I was pleasantly surprised to see that my hair actually was noticeably longer, and I am starting to feel a bit better. I wanted to be at the length I was pre chop come my year mark, and I hadn’t been actively checking, so it was nice to make note of that. I feel like if I thought about it too much, I would obsess over how long my hair was every single day. Nowadays, I focus on defining my curls.
Once I finished and put in oils and leave-in conditioner, I sat down with my computer, some food, and the yarn that I pre-cut, and got right into work in front of my mirror. I split this part up into two days, over Saturday and Sunday morning. I think it took me less time this time around because I made bigger sections and I knew what I was doing, so my fingers had started to put the quick braiding to muscle memory. I had plenty of yarn to spare.

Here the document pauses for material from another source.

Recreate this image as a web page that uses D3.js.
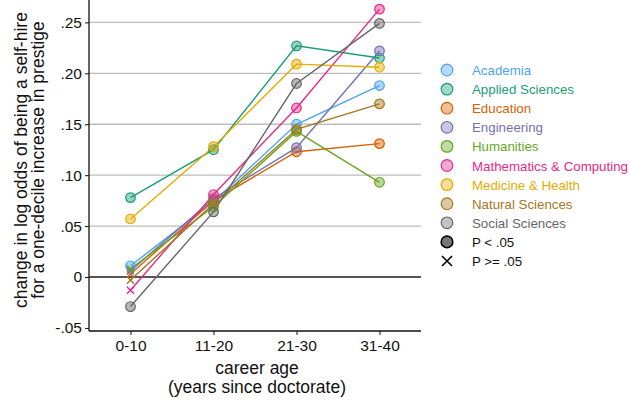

I finished at about 11:30 am on Sunday morning, and spent the rest of that time sealing the ends of my hair. Unfortunately my lighter ran out before  finished, and I got too lazy to go get another one (the struggle), so I still have unsealed ends, but they blend in pretty well.
Braiding my hair, the entire process, took about 12 hours, including taking my hair out and washing. That was definitely shorter than the first time I did it. I think a big part of it was pre-cutting the yarn. It was really tedious cutting the skeins myself, but I do feel it was worth it, because I didn’t have to stop between braids and cut more.
I said I was going to do yarn twists, but that was a complete and total fail. I have no idea what I did, and out of sheer mental exhaustion, I went back to braiding. But maybe next time I can sit down and figure out the twists part of it. We’ll see.
I plan to do a length check around my year mark. I’ll blow out my hair and see wear it’s at. Until the, I will continue on using my yarn. Everyone always talks about finding the right protective style for you, and I think this is the one for me. It’s light, it’s easy to install, and I don’t think about it once I’ve put it in. I don’t have to worry about getting it wet, and I can still do things the same way.
What are your favorite protective styles? Do you have a desired hair length you’re working toward? What are your favorite natural hair products?